TASK DETAILS
Your task is to copy the listing exactly, with the pictures left out.
━━━ PROVIDED MATERIAL
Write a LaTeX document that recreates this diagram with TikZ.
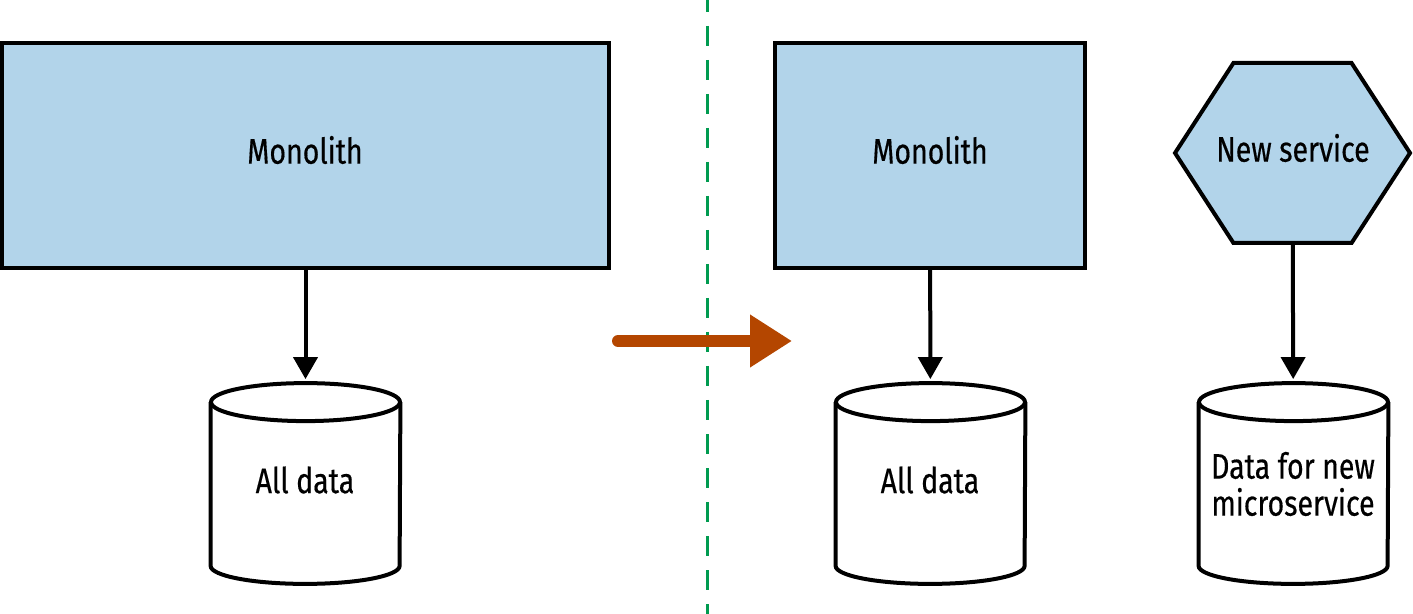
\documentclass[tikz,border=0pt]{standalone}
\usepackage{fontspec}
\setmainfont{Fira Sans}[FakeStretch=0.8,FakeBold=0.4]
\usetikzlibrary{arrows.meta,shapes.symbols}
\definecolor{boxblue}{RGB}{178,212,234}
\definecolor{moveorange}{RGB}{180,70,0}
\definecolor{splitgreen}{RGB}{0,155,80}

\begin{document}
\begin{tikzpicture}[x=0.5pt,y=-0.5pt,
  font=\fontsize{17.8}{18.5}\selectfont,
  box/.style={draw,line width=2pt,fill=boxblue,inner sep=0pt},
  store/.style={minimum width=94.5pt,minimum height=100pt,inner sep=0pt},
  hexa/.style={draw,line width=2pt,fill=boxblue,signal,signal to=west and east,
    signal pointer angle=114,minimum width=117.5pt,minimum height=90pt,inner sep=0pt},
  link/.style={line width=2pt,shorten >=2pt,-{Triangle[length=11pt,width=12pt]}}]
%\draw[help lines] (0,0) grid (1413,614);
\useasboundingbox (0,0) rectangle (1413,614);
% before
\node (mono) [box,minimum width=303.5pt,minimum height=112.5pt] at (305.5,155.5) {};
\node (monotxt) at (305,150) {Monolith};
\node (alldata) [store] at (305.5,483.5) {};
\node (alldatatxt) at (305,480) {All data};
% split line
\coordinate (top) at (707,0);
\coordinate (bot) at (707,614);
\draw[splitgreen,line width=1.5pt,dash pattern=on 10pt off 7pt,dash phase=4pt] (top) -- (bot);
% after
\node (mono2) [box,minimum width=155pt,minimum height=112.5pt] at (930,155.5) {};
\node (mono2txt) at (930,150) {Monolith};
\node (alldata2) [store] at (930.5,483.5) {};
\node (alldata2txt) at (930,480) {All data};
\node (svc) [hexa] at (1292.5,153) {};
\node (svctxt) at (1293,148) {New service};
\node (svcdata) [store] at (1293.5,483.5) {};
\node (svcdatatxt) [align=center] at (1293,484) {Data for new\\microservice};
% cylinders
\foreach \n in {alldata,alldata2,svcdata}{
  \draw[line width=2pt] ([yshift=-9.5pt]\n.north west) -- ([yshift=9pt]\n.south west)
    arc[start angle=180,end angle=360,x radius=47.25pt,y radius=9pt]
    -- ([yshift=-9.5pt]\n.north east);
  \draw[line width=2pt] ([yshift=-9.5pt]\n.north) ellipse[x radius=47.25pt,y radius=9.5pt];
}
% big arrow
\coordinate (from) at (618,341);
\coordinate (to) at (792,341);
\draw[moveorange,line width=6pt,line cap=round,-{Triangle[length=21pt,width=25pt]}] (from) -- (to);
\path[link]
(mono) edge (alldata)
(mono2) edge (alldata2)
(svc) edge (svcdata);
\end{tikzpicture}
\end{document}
━━━━━━
TASK RESPONSE
Write a LaTeX document that recreates this diagram with TikZ.
\documentclass[tikz,border=0pt]{standalone}
\usepackage{fontspec}
\setmainfont{Fira Sans}[FakeStretch=0.8,FakeBold=0.4]
\usetikzlibrary{arrows.meta,shapes.symbols}
\definecolor{boxblue}{RGB}{178,212,234}
\definecolor{moveorange}{RGB}{180,70,0}
\definecolor{splitgreen}{RGB}{0,155,80}

\begin{document}
\begin{tikzpicture}[x=0.5pt,y=-0.5pt,
  font=\fontsize{17.8}{18.5}\selectfont,
  box/.style={draw,line width=2pt,fill=boxblue,inner sep=0pt},
  store/.style={minimum width=94.5pt,minimum height=100pt,inner sep=0pt},
  hexa/.style={draw,line width=2pt,fill=boxblue,signal,signal to=west and east,
    signal pointer angle=114,minimum width=117.5pt,minimum height=90pt,inner sep=0pt},
  link/.style={line width=2pt,shorten >=2pt,-{Triangle[length=11pt,width=12pt]}}]
%\draw[help lines] (0,0) grid (1413,614);
\useasboundingbox (0,0) rectangle (1413,614);
% before
\node (mono) [box,minimum width=303.5pt,minimum height=112.5pt] at (305.5,155.5) {};
\node (monotxt) at (305,150) {Monolith};
\node (alldata) [store] at (305.5,483.5) {};
\node (alldatatxt) at (305,480) {All data};
% split line
\coordinate (top) at (707,0);
\coordinate (bot) at (707,614);
\draw[splitgreen,line width=1.5pt,dash pattern=on 10pt off 7pt,dash phase=4pt] (top) -- (bot);
% after
\node (mono2) [box,minimum width=155pt,minimum height=112.5pt] at (930,155.5) {};
\node (mono2txt) at (930,150) {Monolith};
\node (alldata2) [store] at (930.5,483.5) {};
\node (alldata2txt) at (930,480) {All data};
\node (svc) [hexa] at (1292.5,153) {};
\node (svctxt) at (1293,148) {New service};
\node (svcdata) [store] at (1293.5,483.5) {};
\node (svcdatatxt) [align=center] at (1293,484) {Data for new\\microservice};
% cylinders
\foreach \n in {alldata,alldata2,svcdata}{
  \draw[line width=2pt] ([yshift=-9.5pt]\n.north west) -- ([yshift=9pt]\n.south west)
    arc[start angle=180,end angle=360,x radius=47.25pt,y radius=9pt]
    -- ([yshift=-9.5pt]\n.north east);
  \draw[line width=2pt] ([yshift=-9.5pt]\n.north) ellipse[x radius=47.25pt,y radius=9.5pt];
}
% big arrow
\coordinate (from) at (618,341);
\coordinate (to) at (792,341);
\draw[moveorange,line width=6pt,line cap=round,-{Triangle[length=21pt,width=25pt]}] (from) -- (to);
\path[link]
(mono) edge (alldata)
(mono2) edge (alldata2)
(svc) edge (svcdata);
\end{tikzpicture}
\end{document}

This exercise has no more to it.